▶ Work to be completed
Transcribe each line of the material as it is, and drop any picture.

▶ Material for this task
# # # # #
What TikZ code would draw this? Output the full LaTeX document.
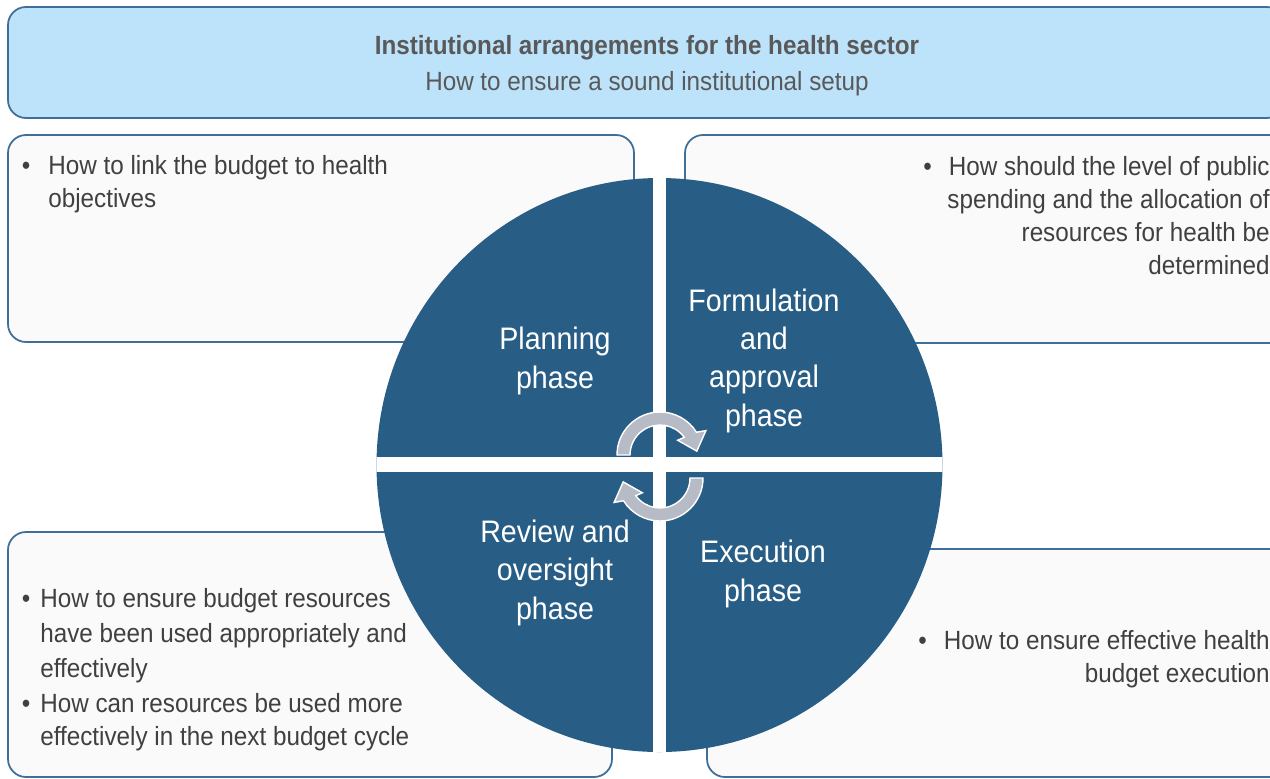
\documentclass[tikz,border=0pt]{standalone}
\usepackage{fontspec}
\setmainfont{Liberation Sans}[FakeStretch=0.92]
\usepackage{xcolor}
\usepackage{tikz}

\definecolor{phaseblue}{HTML}{285E86}
\definecolor{bannerblue}{HTML}{BDE3FA}
\definecolor{boxline}{HTML}{3F6F98}
\definecolor{boxfill}{HTML}{FAFAFA}
\definecolor{textgray}{HTML}{404040}
\definecolor{titlegray}{HTML}{595959}
\definecolor{arrowgray}{HTML}{B6BBC5}

\tikzset{
  pics/cyclearrow/.style={code={
    \draw[fill=arrowgray, draw=white, line width=0.8pt]
      (180:43) arc[start angle=180, end angle=328, radius=43] -- (332:52) -- (354:37)
      -- (320:23) -- (324:30) arc[start angle=324, end angle=180, radius=30] -- cycle;
  }}
}

\begin{document}
\begin{tikzpicture}[x=0.02cm, y=-0.02cm,
  infobox/.style={draw=boxline, fill=boxfill, line width=1pt, rounded corners=0.36cm},
  infotext/.style={inner sep=0pt, text=textgray, font=\fontsize{15}{18.7}\selectfont},
  phasetext/.style={inner sep=0pt, text=white, align=center, anchor=base, font=\fontsize{17.7}{21.8}\selectfont}]
  \useasboundingbox (0,0) rectangle (1270,778);
  \clip (0,0) rectangle (1270,778);

  % Banner
  \draw[infobox, fill=bannerblue] (8,7) rectangle (1285,118);
  \node[inner sep=0pt, text=titlegray, align=center, anchor=base, font=\fontsize{15}{20.4}\selectfont] (title) at (647,90)
    {\textbf{Institutional arrangements for the health sector}\\How to ensure a sound institutional setup};

  % Question boxes
  \draw[infobox] (8,135) rectangle (634,342);
  \draw[infobox] (685,135) rectangle (1290,343);
  \draw[infobox] (8,532) rectangle (612,777);
  \draw[infobox] (707,549) rectangle (1290,777);

  \node[infotext, anchor=base west, align=left] (plantext) at (48,207)
    {\llap{\textbullet\hspace{0.36cm}}How to link the budget to health\\objectives};
  \node[infotext, anchor=base east, align=right] (formtext) at (1270,274)
    {\textbullet\hspace{0.34cm}How should the level of public\\spending and the allocation of\\resources for health be\\determined};
  \node[infotext, anchor=base west, align=left, font=\fontsize{15}{19.8}\selectfont] (reviewtext) at (40,677)
    {\llap{\textbullet\hspace{0.2cm}}How to ensure budget resources\\have been used appropriately and\\effectively};
  \node[infotext, anchor=base west, align=left] (nexttext) at (40,745)
    {\llap{\textbullet\hspace{0.2cm}}How can resources be used more\\effectively in the next budget cycle};
  \node[infotext, anchor=base east, align=right] (exectext) at (1270,682)
    {\textbullet\hspace{0.34cm}How to ensure effective health\\budget execution};

  % Budget cycle
  \begin{scope}
    \clip (659.5,465) ellipse[x radius=283, y radius=287];
    \fill[phaseblue] (370,170) rectangle (950,760);
    \fill[white] (653,170) rectangle (666,760);
    \fill[white] (370,457) rectangle (950,472);
  \end{scope}

  \node[phasetext] (planning) at (555,388) {Planning\\phase};
  \node[phasetext] (formulation) at (764,426) {Formulation\\and\\approval\\phase};
  \node[phasetext] (review) at (555,619) {Review and\\oversight\\phase};
  \node[phasetext] (execution) at (763,601) {Execution\\phase};

  \pic at (660,455) {cyclearrow};
  \pic[rotate=180] at (660,478) {cyclearrow};
\end{tikzpicture}
\end{document}
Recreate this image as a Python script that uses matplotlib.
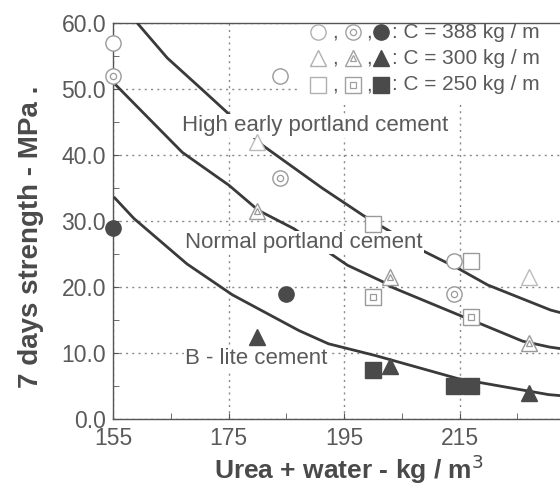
# # # # #
▶ Finished answer
What TikZ code would draw this? Output the full LaTeX document.
\documentclass[tikz,border=0pt]{standalone}
\usepackage{fontspec}
\setmainfont{Liberation Sans}[FakeStretch=0.92]
\usepackage{xcolor}
\usepackage{tikz}

\definecolor{phaseblue}{HTML}{285E86}
\definecolor{bannerblue}{HTML}{BDE3FA}
\definecolor{boxline}{HTML}{3F6F98}
\definecolor{boxfill}{HTML}{FAFAFA}
\definecolor{textgray}{HTML}{404040}
\definecolor{titlegray}{HTML}{595959}
\definecolor{arrowgray}{HTML}{B6BBC5}

\tikzset{
  pics/cyclearrow/.style={code={
    \draw[fill=arrowgray, draw=white, line width=0.8pt]
      (180:43) arc[start angle=180, end angle=328, radius=43] -- (332:52) -- (354:37)
      -- (320:23) -- (324:30) arc[start angle=324, end angle=180, radius=30] -- cycle;
  }}
}

\begin{document}
\begin{tikzpicture}[x=0.02cm, y=-0.02cm,
  infobox/.style={draw=boxline, fill=boxfill, line width=1pt, rounded corners=0.36cm},
  infotext/.style={inner sep=0pt, text=textgray, font=\fontsize{15}{18.7}\selectfont},
  phasetext/.style={inner sep=0pt, text=white, align=center, anchor=base, font=\fontsize{17.7}{21.8}\selectfont}]
  \useasboundingbox (0,0) rectangle (1270,778);
  \clip (0,0) rectangle (1270,778);

  % Banner
  \draw[infobox, fill=bannerblue] (8,7) rectangle (1285,118);
  \node[inner sep=0pt, text=titlegray, align=center, anchor=base, font=\fontsize{15}{20.4}\selectfont] (title) at (647,90)
    {\textbf{Institutional arrangements for the health sector}\\How to ensure a sound institutional setup};

  % Question boxes
  \draw[infobox] (8,135) rectangle (634,342);
  \draw[infobox] (685,135) rectangle (1290,343);
  \draw[infobox] (8,532) rectangle (612,777);
  \draw[infobox] (707,549) rectangle (1290,777);

  \node[infotext, anchor=base west, align=left] (plantext) at (48,207)
    {\llap{\textbullet\hspace{0.36cm}}How to link the budget to health\\objectives};
  \node[infotext, anchor=base east, align=right] (formtext) at (1270,274)
    {\textbullet\hspace{0.34cm}How should the level of public\\spending and the allocation of\\resources for health be\\determined};
  \node[infotext, anchor=base west, align=left, font=\fontsize{15}{19.8}\selectfont] (reviewtext) at (40,677)
    {\llap{\textbullet\hspace{0.2cm}}How to ensure budget resources\\have been used appropriately and\\effectively};
  \node[infotext, anchor=base west, align=left] (nexttext) at (40,745)
    {\llap{\textbullet\hspace{0.2cm}}How can resources be used more\\effectively in the next budget cycle};
  \node[infotext, anchor=base east, align=right] (exectext) at (1270,682)
    {\textbullet\hspace{0.34cm}How to ensure effective health\\budget execution};

  % Budget cycle
  \begin{scope}
    \clip (659.5,465) ellipse[x radius=283, y radius=287];
    \fill[phaseblue] (370,170) rectangle (950,760);
    \fill[white] (653,170) rectangle (666,760);
    \fill[white] (370,457) rectangle (950,472);
  \end{scope}

  \node[phasetext] (planning) at (555,388) {Planning\\phase};
  \node[phasetext] (formulation) at (764,426) {Formulation\\and\\approval\\phase};
  \node[phasetext] (review) at (555,619) {Review and\\oversight\\phase};
  \node[phasetext] (execution) at (763,601) {Execution\\phase};

  \pic at (660,455) {cyclearrow};
  \pic[rotate=180] at (660,478) {cyclearrow};
\end{tikzpicture}
\end{document}
Recreate this image as a Python script that uses matplotlib.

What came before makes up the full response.